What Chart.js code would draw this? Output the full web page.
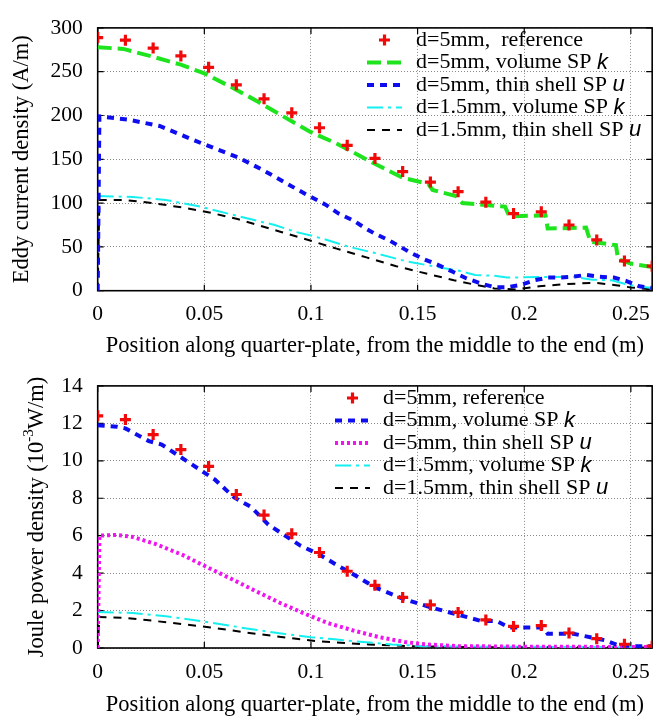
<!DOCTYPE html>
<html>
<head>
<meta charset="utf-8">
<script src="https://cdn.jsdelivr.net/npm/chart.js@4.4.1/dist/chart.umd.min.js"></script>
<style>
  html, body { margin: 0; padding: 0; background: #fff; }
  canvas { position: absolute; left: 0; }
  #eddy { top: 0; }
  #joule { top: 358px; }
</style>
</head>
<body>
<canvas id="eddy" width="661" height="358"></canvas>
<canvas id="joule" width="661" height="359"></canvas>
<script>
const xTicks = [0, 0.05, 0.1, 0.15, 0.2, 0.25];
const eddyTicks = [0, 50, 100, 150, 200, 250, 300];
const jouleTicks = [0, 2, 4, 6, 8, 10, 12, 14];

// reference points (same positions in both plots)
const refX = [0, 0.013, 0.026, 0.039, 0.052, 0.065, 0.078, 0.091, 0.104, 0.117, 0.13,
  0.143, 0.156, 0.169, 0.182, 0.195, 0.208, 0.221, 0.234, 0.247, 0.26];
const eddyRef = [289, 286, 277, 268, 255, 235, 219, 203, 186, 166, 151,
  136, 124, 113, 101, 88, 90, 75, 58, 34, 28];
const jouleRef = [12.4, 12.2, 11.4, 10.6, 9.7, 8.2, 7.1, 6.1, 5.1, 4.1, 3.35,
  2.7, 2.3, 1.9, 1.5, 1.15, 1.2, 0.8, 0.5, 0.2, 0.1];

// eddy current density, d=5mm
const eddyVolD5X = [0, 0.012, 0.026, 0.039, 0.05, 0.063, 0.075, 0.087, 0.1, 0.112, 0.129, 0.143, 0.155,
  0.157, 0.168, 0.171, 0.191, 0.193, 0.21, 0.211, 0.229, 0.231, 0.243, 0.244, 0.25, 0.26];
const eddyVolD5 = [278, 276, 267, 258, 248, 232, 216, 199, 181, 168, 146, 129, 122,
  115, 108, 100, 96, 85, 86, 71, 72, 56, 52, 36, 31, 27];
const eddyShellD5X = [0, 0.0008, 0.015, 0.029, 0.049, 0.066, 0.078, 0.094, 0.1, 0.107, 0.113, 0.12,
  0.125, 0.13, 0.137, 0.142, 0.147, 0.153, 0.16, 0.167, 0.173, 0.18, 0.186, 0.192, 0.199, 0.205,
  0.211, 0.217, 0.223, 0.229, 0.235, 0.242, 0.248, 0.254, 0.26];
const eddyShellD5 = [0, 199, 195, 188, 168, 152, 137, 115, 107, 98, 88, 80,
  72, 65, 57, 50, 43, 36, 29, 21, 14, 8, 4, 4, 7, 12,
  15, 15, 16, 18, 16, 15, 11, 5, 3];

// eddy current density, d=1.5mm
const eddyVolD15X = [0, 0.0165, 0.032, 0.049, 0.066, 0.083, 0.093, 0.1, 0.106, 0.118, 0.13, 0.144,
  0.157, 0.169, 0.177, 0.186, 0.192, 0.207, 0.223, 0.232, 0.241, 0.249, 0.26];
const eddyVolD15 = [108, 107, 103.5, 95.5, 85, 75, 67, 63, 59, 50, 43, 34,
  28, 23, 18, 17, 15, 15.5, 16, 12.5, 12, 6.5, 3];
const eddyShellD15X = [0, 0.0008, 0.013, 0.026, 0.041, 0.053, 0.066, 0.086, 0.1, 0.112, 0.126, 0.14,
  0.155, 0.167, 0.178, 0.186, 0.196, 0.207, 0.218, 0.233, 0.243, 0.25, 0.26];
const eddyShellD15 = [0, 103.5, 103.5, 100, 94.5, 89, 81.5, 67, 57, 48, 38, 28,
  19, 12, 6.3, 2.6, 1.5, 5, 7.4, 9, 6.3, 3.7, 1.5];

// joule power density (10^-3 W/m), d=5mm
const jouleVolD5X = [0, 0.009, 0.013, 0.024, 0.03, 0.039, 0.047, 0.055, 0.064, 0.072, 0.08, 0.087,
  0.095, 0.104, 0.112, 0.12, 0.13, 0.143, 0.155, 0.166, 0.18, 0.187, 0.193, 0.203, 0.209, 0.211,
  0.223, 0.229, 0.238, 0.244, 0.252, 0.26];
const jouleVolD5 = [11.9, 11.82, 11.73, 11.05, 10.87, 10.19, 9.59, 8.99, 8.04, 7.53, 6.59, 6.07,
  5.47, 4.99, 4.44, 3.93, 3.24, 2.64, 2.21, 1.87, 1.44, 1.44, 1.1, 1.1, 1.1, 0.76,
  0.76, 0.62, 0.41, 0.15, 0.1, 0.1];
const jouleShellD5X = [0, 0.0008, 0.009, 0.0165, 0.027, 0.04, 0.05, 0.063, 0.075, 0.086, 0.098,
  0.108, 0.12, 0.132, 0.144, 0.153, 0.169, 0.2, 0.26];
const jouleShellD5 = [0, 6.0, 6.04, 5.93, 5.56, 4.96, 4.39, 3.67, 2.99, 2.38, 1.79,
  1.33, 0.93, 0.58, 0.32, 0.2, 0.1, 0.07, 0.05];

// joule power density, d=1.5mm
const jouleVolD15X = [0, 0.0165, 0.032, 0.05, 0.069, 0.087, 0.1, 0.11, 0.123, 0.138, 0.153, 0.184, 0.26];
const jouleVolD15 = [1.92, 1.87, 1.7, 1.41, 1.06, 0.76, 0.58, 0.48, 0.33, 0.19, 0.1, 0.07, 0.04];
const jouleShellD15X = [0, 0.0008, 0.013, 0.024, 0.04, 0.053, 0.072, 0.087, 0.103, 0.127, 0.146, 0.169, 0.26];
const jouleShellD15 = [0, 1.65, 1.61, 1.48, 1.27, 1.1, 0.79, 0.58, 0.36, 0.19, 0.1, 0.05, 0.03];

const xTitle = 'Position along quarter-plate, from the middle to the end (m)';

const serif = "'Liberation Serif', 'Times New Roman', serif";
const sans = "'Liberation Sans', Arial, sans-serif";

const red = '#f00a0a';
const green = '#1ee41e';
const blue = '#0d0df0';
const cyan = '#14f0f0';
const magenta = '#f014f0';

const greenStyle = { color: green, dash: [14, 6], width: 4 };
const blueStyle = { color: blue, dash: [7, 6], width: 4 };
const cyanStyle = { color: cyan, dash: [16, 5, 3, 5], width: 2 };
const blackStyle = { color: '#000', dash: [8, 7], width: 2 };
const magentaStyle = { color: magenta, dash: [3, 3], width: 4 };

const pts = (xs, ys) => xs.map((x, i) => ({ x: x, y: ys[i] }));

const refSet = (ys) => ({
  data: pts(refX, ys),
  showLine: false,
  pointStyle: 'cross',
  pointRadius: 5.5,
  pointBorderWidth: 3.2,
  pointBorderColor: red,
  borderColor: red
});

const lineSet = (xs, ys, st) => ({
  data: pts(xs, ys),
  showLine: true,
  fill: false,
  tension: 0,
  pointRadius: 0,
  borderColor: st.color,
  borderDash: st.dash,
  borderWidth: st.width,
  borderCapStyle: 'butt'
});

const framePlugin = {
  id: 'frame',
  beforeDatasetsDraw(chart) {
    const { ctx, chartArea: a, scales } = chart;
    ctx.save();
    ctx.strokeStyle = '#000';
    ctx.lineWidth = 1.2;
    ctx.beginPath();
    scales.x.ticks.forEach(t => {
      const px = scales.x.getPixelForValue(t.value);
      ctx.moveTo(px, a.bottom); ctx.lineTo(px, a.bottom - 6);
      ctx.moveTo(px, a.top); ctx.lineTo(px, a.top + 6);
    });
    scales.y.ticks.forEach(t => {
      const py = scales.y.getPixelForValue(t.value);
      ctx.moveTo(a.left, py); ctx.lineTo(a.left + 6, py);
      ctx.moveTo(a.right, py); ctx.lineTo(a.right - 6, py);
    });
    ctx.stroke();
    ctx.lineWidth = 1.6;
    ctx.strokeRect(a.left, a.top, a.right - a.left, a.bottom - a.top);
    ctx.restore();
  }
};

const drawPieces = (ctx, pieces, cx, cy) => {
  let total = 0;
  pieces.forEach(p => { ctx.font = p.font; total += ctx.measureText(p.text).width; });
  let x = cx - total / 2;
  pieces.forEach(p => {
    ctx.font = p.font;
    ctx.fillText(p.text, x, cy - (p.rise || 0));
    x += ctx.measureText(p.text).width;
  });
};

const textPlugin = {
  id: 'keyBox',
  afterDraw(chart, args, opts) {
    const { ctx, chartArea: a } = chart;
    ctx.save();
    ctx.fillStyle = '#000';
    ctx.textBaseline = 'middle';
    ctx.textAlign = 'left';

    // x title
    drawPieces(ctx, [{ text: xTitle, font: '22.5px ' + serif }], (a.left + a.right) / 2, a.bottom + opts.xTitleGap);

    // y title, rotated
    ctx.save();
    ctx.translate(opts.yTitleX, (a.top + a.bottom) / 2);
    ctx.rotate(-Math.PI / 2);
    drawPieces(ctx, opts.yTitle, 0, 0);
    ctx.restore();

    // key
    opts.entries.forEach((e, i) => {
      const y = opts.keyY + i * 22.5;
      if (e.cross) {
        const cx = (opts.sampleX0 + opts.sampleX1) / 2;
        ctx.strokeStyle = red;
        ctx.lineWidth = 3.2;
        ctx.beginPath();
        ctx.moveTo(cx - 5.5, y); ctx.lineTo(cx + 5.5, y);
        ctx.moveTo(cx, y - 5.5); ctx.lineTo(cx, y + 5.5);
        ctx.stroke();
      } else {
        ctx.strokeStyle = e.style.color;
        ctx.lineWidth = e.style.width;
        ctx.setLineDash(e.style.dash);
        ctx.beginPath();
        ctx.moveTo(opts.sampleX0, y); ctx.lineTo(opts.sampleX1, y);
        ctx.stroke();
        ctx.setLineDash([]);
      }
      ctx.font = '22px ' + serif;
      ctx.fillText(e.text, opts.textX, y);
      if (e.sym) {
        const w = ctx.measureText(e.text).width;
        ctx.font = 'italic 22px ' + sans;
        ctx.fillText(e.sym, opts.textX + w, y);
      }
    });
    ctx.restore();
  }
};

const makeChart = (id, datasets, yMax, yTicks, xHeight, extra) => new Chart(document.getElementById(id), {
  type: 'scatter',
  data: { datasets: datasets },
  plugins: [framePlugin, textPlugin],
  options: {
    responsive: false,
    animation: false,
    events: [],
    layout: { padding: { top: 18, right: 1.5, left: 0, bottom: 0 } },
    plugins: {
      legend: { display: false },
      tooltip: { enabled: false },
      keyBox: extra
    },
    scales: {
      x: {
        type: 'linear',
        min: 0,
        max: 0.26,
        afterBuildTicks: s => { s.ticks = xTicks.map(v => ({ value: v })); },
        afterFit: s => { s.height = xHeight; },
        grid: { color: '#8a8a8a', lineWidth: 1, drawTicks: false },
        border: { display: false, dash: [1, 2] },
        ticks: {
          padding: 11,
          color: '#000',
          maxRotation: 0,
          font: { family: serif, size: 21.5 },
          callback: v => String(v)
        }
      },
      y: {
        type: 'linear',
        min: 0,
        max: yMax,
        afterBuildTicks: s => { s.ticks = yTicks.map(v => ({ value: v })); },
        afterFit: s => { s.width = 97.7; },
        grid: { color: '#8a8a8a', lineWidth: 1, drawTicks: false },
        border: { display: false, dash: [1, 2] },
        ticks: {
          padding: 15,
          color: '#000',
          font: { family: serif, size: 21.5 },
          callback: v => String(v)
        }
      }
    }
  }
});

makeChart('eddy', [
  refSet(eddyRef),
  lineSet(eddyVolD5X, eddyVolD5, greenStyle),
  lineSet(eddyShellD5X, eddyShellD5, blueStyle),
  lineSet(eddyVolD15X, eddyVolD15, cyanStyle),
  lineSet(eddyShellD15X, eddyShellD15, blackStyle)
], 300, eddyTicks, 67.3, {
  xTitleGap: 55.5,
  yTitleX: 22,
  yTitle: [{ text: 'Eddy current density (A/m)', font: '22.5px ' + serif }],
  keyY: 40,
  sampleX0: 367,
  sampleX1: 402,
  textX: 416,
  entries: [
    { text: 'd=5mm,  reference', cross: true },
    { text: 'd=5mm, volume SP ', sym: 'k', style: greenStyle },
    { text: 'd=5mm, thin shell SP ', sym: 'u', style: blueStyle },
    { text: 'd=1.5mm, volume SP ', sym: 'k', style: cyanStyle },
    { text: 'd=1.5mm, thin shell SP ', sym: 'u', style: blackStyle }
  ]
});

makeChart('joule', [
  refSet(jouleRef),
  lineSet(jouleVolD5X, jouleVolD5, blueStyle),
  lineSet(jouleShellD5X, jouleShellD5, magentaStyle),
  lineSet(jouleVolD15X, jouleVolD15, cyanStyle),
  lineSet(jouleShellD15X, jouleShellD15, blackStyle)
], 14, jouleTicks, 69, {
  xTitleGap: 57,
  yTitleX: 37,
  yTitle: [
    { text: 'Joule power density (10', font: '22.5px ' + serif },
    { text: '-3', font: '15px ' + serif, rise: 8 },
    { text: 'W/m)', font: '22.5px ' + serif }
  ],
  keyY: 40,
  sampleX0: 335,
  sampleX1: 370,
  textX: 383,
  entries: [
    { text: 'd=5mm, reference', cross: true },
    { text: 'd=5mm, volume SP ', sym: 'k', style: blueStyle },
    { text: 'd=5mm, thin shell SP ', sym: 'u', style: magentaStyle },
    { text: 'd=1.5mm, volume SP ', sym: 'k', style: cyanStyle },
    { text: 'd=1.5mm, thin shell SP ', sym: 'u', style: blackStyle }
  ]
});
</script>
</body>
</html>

Task goal:
Every line from the top of the material above through the line with "2.7, 2.3, 1.9, 1.5, 1.15, 1.2, 0.8, 0.5, 0.2, 0.1];" should be duplicated exactly, please; leave out the pictures.

Output for this exercise:
What Chart.js code would draw this? Output the full web page.
<!DOCTYPE html>
<html>
<head>
<meta charset="utf-8">
<script src="https://cdn.jsdelivr.net/npm/chart.js@4.4.1/dist/chart.umd.min.js"></script>
<style>
  html, body { margin: 0; padding: 0; background: #fff; }
  canvas { position: absolute; left: 0; }
  #eddy { top: 0; }
  #joule { top: 358px; }
</style>
</head>
<body>
<canvas id="eddy" width="661" height="358"></canvas>
<canvas id="joule" width="661" height="359"></canvas>
<script>
const xTicks = [0, 0.05, 0.1, 0.15, 0.2, 0.25];
const eddyTicks = [0, 50, 100, 150, 200, 250, 300];
const jouleTicks = [0, 2, 4, 6, 8, 10, 12, 14];

// reference points (same positions in both plots)
const refX = [0, 0.013, 0.026, 0.039, 0.052, 0.065, 0.078, 0.091, 0.104, 0.117, 0.13,
  0.143, 0.156, 0.169, 0.182, 0.195, 0.208, 0.221, 0.234, 0.247, 0.26];
const eddyRef = [289, 286, 277, 268, 255, 235, 219, 203, 186, 166, 151,
  136, 124, 113, 101, 88, 90, 75, 58, 34, 28];
const jouleRef = [12.4, 12.2, 11.4, 10.6, 9.7, 8.2, 7.1, 6.1, 5.1, 4.1, 3.35,
  2.7, 2.3, 1.9, 1.5, 1.15, 1.2, 0.8, 0.5, 0.2, 0.1];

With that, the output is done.